Thursday, March 10, 2011

You Have Something of Mine

I was speechless. What I saw left me dumbfounded, like when you realize it was a trick play and you were chasing the person who didn't have the ball. I had been working so hard for months on proposals for the Agile 2011 conference - hours of collaboration, hundreds of pages of reading, a day long seminar. I've been waiting to hear whether I would be rejected again (for the fourth year in a row) when I saw the hornswoggling statement. A session had been accepted that was a summary of a book very similar to one that I had read. Helpful, yes. But cutting edge? World changing? Revolutionary? No, but that's where I was wrong. And I had been robbed.

Like many others, I'm always learning - reading books or blogs, talking to others and taking notes. New things are always interesting. But that doesn't mean that the old things are not still valuable. Also, those those old things are still new to other people. But that's not where I was robbed.

I was robbed when I listened to the voice that said, "No one's interested in the little things, the common things, that you value. It has to be completely new, completely unique, and obvious that it required lots and lots of effort."

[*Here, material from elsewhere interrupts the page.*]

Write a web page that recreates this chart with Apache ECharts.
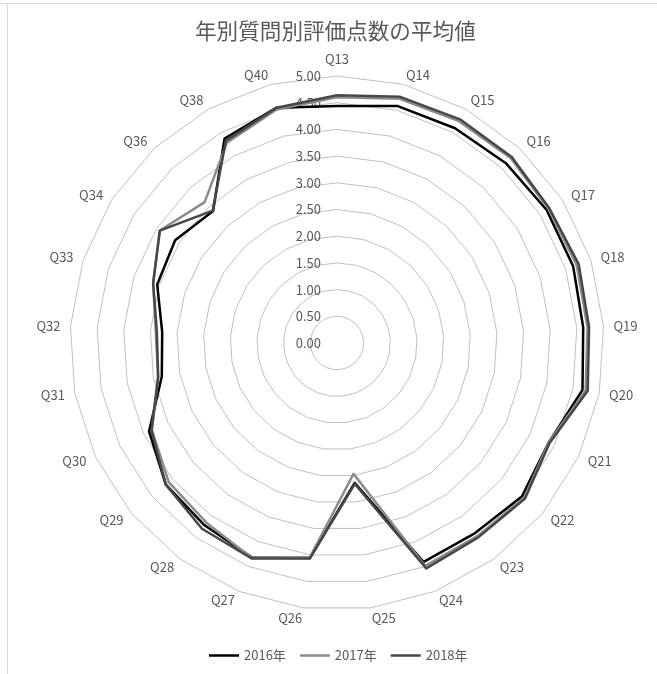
<!DOCTYPE html>
<html>
<head>
<meta charset="utf-8">
<script src="https://cdn.jsdelivr.net/npm/echarts@6/dist/echarts.min.js"></script>
<style>
  html, body { margin: 0; padding: 0; background: #ffffff; }
  #chart { width: 657px; height: 674px; }
</style>
</head>
<body>
<div id="chart"></div>
<script>
// Questions, listed clockwise starting from the top of the radar
const categories = ['Q13','Q14','Q15','Q16','Q17','Q18','Q19','Q20','Q21','Q22','Q23','Q24','Q25',
                    'Q26','Q27','Q28','Q29','Q30','Q31','Q32','Q33','Q34','Q36','Q38','Q40'];

// Average score per question, by year
const values2016 = [4.44, 4.58, 4.59, 4.62, 4.65, 4.65, 4.62, 4.68, 4.38, 4.50, 4.40, 4.41, 2.64,
                    4.06, 4.32, 4.22, 4.16, 3.89, 3.34, 3.28, 3.54, 3.59, 3.39, 4.37, 4.55];
const values2017 = [4.60, 4.72, 4.74, 4.75, 4.69, 4.72, 4.70, 4.74, 4.38, 4.55, 4.47, 4.49, 2.47,
                    4.04, 4.33, 4.16, 4.09, 3.83, 3.41, 3.40, 3.62, 3.93, 3.62, 4.28, 4.52];
const values2018 = [4.64, 4.76, 4.78, 4.78, 4.71, 4.76, 4.73, 4.78, 4.40, 4.57, 4.50, 4.54, 2.66,
                    4.07, 4.34, 4.30, 4.16, 3.84, 3.41, 3.38, 3.62, 3.93, 3.40, 4.32, 4.55];

const seriesNames = ['2016年', '2017年', '2018年'];
const seriesColors = ['#000000', '#8c8c8c', '#474747'];
const titleText = '年別質問別評価点数の平均値';

const scaleMin = 0;
const scaleMax = 5;
const scaleSteps = 10;

// ECharts lays radar indicators out counter-clockwise; keep the first one at the top
// and reverse the rest so the questions run clockwise.
const order = [0];
for (let i = categories.length - 1; i >= 1; i--) order.push(i);
const reorder = arr => order.map(i => arr[i]);

const font = '"Noto Sans CJK JP", "Noto Sans", sans-serif';
const textColor = '#595959';

const indicators = order.map((idx, k) => {
  const ind = { name: categories[idx], min: scaleMin, max: scaleMax };
  if (k === 0) {
    // scale labels only along the vertical axis
    ind.axisLabel = {
      show: true,
      color: textColor,
      fontSize: 13,
      fontFamily: font,
      margin: 16,
      formatter: v => Number(v).toFixed(2)
    };
  }
  return ind;
});

const allValues = [values2016, values2017, values2018];

const chart = echarts.init(document.getElementById('chart'), null, { renderer: 'canvas' });
chart.setOption({
  backgroundColor: '#ffffff',
  animation: false,
  title: {
    text: titleText,
    left: 190,
    top: 15,
    textStyle: { color: textColor, fontSize: 21.6, fontWeight: 'normal', fontFamily: font }
  },
  legend: {
    data: seriesNames,
    left: 204,
    top: 644,
    icon: 'rect',
    itemWidth: 30,
    itemHeight: 2.5,
    itemGap: 14,
    textStyle: { color: textColor, fontSize: 13, fontFamily: font }
  },
  radar: {
    center: [337, 343],
    radius: 267,
    startAngle: 90,
    shape: 'polygon',
    splitNumber: scaleSteps,
    indicator: indicators,
    nameGap: 10,
    axisName: { color: textColor, fontSize: 13, fontFamily: font },
    axisLine: { show: false },
    axisTick: { show: false },
    axisLabel: { show: false },
    splitLine: { lineStyle: { color: '#c0c0c0', width: 1 } },
    splitArea: { show: false }
  },
  series: [{
    type: 'radar',
    symbol: 'none',
    data: allValues.map((vals, i) => ({
      name: seriesNames[i],
      value: reorder(vals),
      lineStyle: { color: seriesColors[i], width: 2.5 },
      itemStyle: { color: seriesColors[i] }
    }))
  }],
  graphic: [
    { type: 'line', shape: { x1: 0, y1: 3.5, x2: 657, y2: 3.5 }, style: { stroke: '#d9d9d9', lineWidth: 1 }, silent: true },
    { type: 'line', shape: { x1: 7.5, y1: 3.5, x2: 7.5, y2: 674 }, style: { stroke: '#d9d9d9', lineWidth: 1 }, silent: true }
  ]
});
</script>
</body>
</html>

I find that same line keeping me from giving my best to my team. "Don't share that with the team, they'll think its useless. Write up a bulleted summary with all the links. That would be better," "Don't tell him 'Good job!' What until the whole thing is finished, then tell him. It will mean more then," "Don't bring in cookies for the team. They'll think that's corny. Wait and ask the boss for approval to take them out to lunch." All those opportunities to give something good to others are robbed, robbed by the mirage of Great - the gold-plated big-bang delivery of perfection. Perhaps I would be better off to be agile and  give out what I have to offer early and often. Which leads me to be my next point.

You have something of mine - some story or tip or example that, although free for you to give, would be valuable to me. Don't hold back. Don't be robbed as I was. Let others decide the value, just like the Product Owners or customers we serve.